= James Gardiner the Younger =

James Gardiner the younger (1689 - 24 March 1732) was an Anglican sub-dean of Lincoln, England, as well as a writer and translator.

==Early life==
Gardiner was the son of James Gardiner, who was Bishop of Lincoln from 1695 to 1705. He entered Emmanuel College, Cambridge in 1695. He proceeded B.A. as sixteenth wrangler in 1699, and was elected fellow of Jesus College in 1700. He became M.A. in 1702.

==Sub-dean and prebendary==
On 20 April 1704 Gardiner was presented by his father to the mastership of St. John's Hospital, Peterborough, and 29 April of the same year was installed sub-dean of Lincoln Cathedral on the death of Dr. Knighton, and at the same time became prebendary of Asgarby. He is described by Browne Willis as "an extraordinary benefactor to the church of Lincoln, having improved the house belonging to his dignity, rebuilt by his father, so very much that it may be esteemed the best house belonging to the minster."

==Death and epitaph==
He died at Lincoln, 24 March 1731–2, and was buried in the retrochoir of the cathedral, by the side of his father.

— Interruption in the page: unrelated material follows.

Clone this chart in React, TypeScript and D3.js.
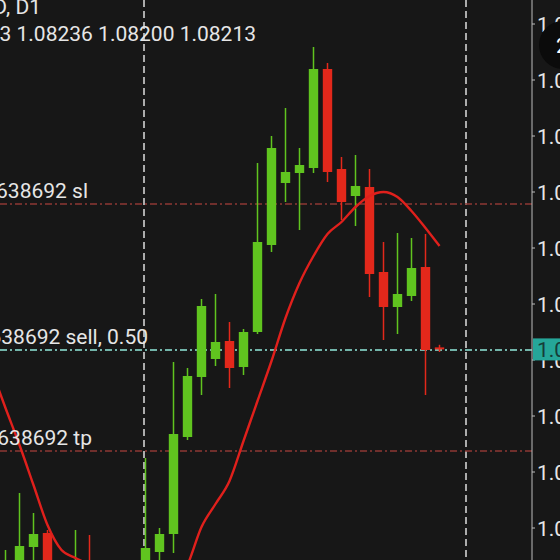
import React from 'react';
import * as d3 from 'd3';

const symbolLabel = 'EURUSD, D1';
const ohlcLabel = '1.08223 1.08236 1.08200 1.08213';

const opens = [1.0721, 1.0706, 1.07085, 1.07225, 1.07295, 1.07085, 1.0701, 1.07085, 1.0696, 1.0686, 1.0696,
  1.07085, 1.072, 1.0729, 1.07775, 1.08075, 1.08165, 1.08255, 1.08125, 1.083, 1.08735,
  1.09045, 1.09095, 1.0912, 1.09615, 1.09115, 1.0898, 1.09025, 1.086, 1.08425, 1.0848,
  1.08625, 1.08223];
const highs = [1.0735, 1.0721, 1.07495, 1.07395, 1.0731, 1.07135, 1.0731, 1.07285, 1.07085, 1.0701, 1.07085,
  1.0767, 1.0732, 1.0815, 1.0812, 1.08465, 1.0849, 1.0835, 1.08315, 1.09145, 1.0928,
  1.0942, 1.0922, 1.09725, 1.09645, 1.09175, 1.09185, 1.09115, 1.0875, 1.08795, 1.0877,
  1.0879, 1.08236];
const lows = [1.0701, 1.0701, 1.07035, 1.07135, 1.0701, 1.0691, 1.0691, 1.06885, 1.0681, 1.0681, 1.0691,
  1.07035, 1.07135, 1.07195, 1.0776, 1.07985, 1.0813, 1.0802, 1.08085, 1.0829, 1.087,
  1.0895, 1.0881, 1.09095, 1.0905, 1.0886, 1.0883, 1.08475, 1.0826, 1.0829, 1.08455,
  1.07985, 1.082];
const closes = [1.0706, 1.07135, 1.0723, 1.0729, 1.0706, 1.0696, 1.0711, 1.0696, 1.0686, 1.0696, 1.07035,
  1.0722, 1.0729, 1.0779, 1.0808, 1.0843, 1.0825, 1.0812, 1.083, 1.0875, 1.0922,
  1.091, 1.09135, 1.09615, 1.091, 1.0895, 1.0903, 1.0859, 1.08425, 1.0849, 1.0862,
  1.0821, 1.08213];
const maValues = [1.0811, 1.0792, 1.07735, 1.07535, 1.07335, 1.0721, 1.0717, 1.07135, 1.07085, 1.07035, 1.0701,
  1.06985, 1.0697, 1.0701, 1.07135, 1.07325, 1.0744, 1.07555, 1.07755, 1.07955, 1.08155,
  1.0837, 1.08545, 1.0868, 1.0879, 1.0885, 1.08925, 1.0898, 1.09, 1.08975, 1.08905,
  1.0882, 1.0873];

const yTicks = [1.0732, 1.076, 1.0788, 1.0816, 1.0844, 1.0872, 1.09, 1.0928, 1.0956, 1.0984];
const separatorBars = [11, 34];

const slPrice = 1.0894;
const sellPrice = 1.0821;
const tpPrice = 1.07705;
const slLabel = '#503638692 sl';
const sellLabel = '#503638692 sell, 0.50';
const tpLabel = '#503638692 tp';
const currentPrice = 1.08213;

export default function App() {
  const W = 560, H = 560, axisX = 532;
  const font = 'Roboto, sans-serif';
  const bg = '#171717';
  const green = '#60c41f';
  const red = '#e3281b';
  const x = d3.scaleLinear().domain([0, 32]).range([-8.5, 439.5]);
  const y = d3.scaleLinear().domain([1.0732, 1.0984]).range([528, 24]);
  const maPath = d3.line<number>().x((_, i) => x(i)).y(d => y(d)).curve(d3.curveMonotoneX)(maValues) || '';
  const bodyW = 9.4;

  return (
    <svg width={W} height={H} style={{ position: 'fixed', left: 0, top: 0, display: 'block' }}>
      <defs>
        <clipPath id="plot"><rect x={0} y={0} width={axisX} height={H} /></clipPath>
      </defs>
      <rect x={0} y={0} width={W} height={H} fill={bg} />
      <g clipPath="url(#plot)">
        {separatorBars.map(i => (
          <line key={i} x1={x(i) - 1.5} x2={x(i) - 1.5} y1={0} y2={H} stroke="#d2d2d2" strokeWidth={1.6} strokeDasharray="7,4" />
        ))}
        <line x1={0} x2={axisX} y1={y(slPrice)} y2={y(slPrice)} stroke="#8e3834" strokeWidth={1.6} strokeDasharray="7,3,2,3" />
        <line x1={0} x2={axisX} y1={y(tpPrice)} y2={y(tpPrice)} stroke="#8e3834" strokeWidth={1.6} strokeDasharray="7,3,2,3" />
        <line x1={0} x2={axisX} y1={y(sellPrice)} y2={y(sellPrice)} stroke="#72b4aa" strokeWidth={1.8} strokeDasharray="7,3,2,3" />
        {opens.map((o, i) => {
          const c = closes[i];
          const col = c > o ? green : red;
          const top = y(Math.max(o, c));
          const bot = y(Math.min(o, c));
          return (
            <g key={i}>
              <line x1={x(i)} x2={x(i)} y1={y(highs[i])} y2={y(lows[i])} stroke={col} strokeWidth={1.5} />
              <rect x={x(i) - bodyW / 2} y={top} width={bodyW} height={Math.max(1.5, bot - top)} fill={col} />
            </g>
          );
        })}
        <path d={maPath} fill="none" stroke="#e0201c" strokeWidth={2.4} />
        <text x={88} y={y(slPrice) - 6} textAnchor="end" fill="#e6e6e6" fontFamily={font} fontSize={21}>{slLabel}</text>
        <text x={148} y={y(sellPrice) - 6} textAnchor="end" fill="#e6e6e6" fontFamily={font} fontSize={21}>{sellLabel}</text>
        <text x={92} y={y(tpPrice) - 6} textAnchor="end" fill="#e6e6e6" fontFamily={font} fontSize={21}>{tpLabel}</text>
      </g>
      <text x={41} y={14} textAnchor="end" fill="#e6e6e6" fontFamily={font} fontSize={21}>{symbolLabel}</text>
      <text x={256} y={41} textAnchor="end" fill="#e6e6e6" fontFamily={font} fontSize={21}>{ohlcLabel}</text>
      <line x1={axisX} x2={axisX} y1={0} y2={H} stroke="#bdbdbd" strokeWidth={1} />
      {yTicks.map(t => (
        <g key={t}>
          <line x1={axisX} x2={axisX + 3} y1={y(t)} y2={y(t)} stroke="#bdbdbd" strokeWidth={1} />
          <text x={537} y={y(t) + 8} fill="#e6e6e6" fontFamily={font} fontSize={21}>{t.toFixed(5)}</text>
        </g>
      ))}
      <rect x={533} y={y(currentPrice) - 11} width={40} height={22} fill="#25a699" />
      <text x={537} y={y(currentPrice) + 7.5} fill="#163c38" fontFamily={font} fontSize={21}>{currentPrice.toFixed(5)}</text>
      <circle cx={563} cy={45} r={24} fill="#0b0b0b" />
      <text x={556} y={53} fill="#ffffff" fontFamily={font} fontSize={21}>2</text>
    </svg>
  );
}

His only daughter, Susanna, who had nursed him assiduously, followed him to the grave in little more than a month, 27 April, and was buried in the same grave in which his wife, Dinah, was also buried, 4 September 1734. His monument bears a very lengthy epitaph, which describes him as a man of great suavity of disposition and beneficence, a cultured and popular preacher, and of some success as an author.

==Literary works==
He translated René Rapin's Of Gardens in 1706, the frontispice of this edition shows his portrait by John Verelst in the age of 25 and dated 1704.

In 1713 Gardiner published two original works, both of which went to a second edition: The Duty of Peace amongst Members of the same State. A Sermon on Rom. xiv. 19, and Practical Exposition of the Beatitudes. He also contributed to the Oxford and Cambridge Miscellany Poems in 1709.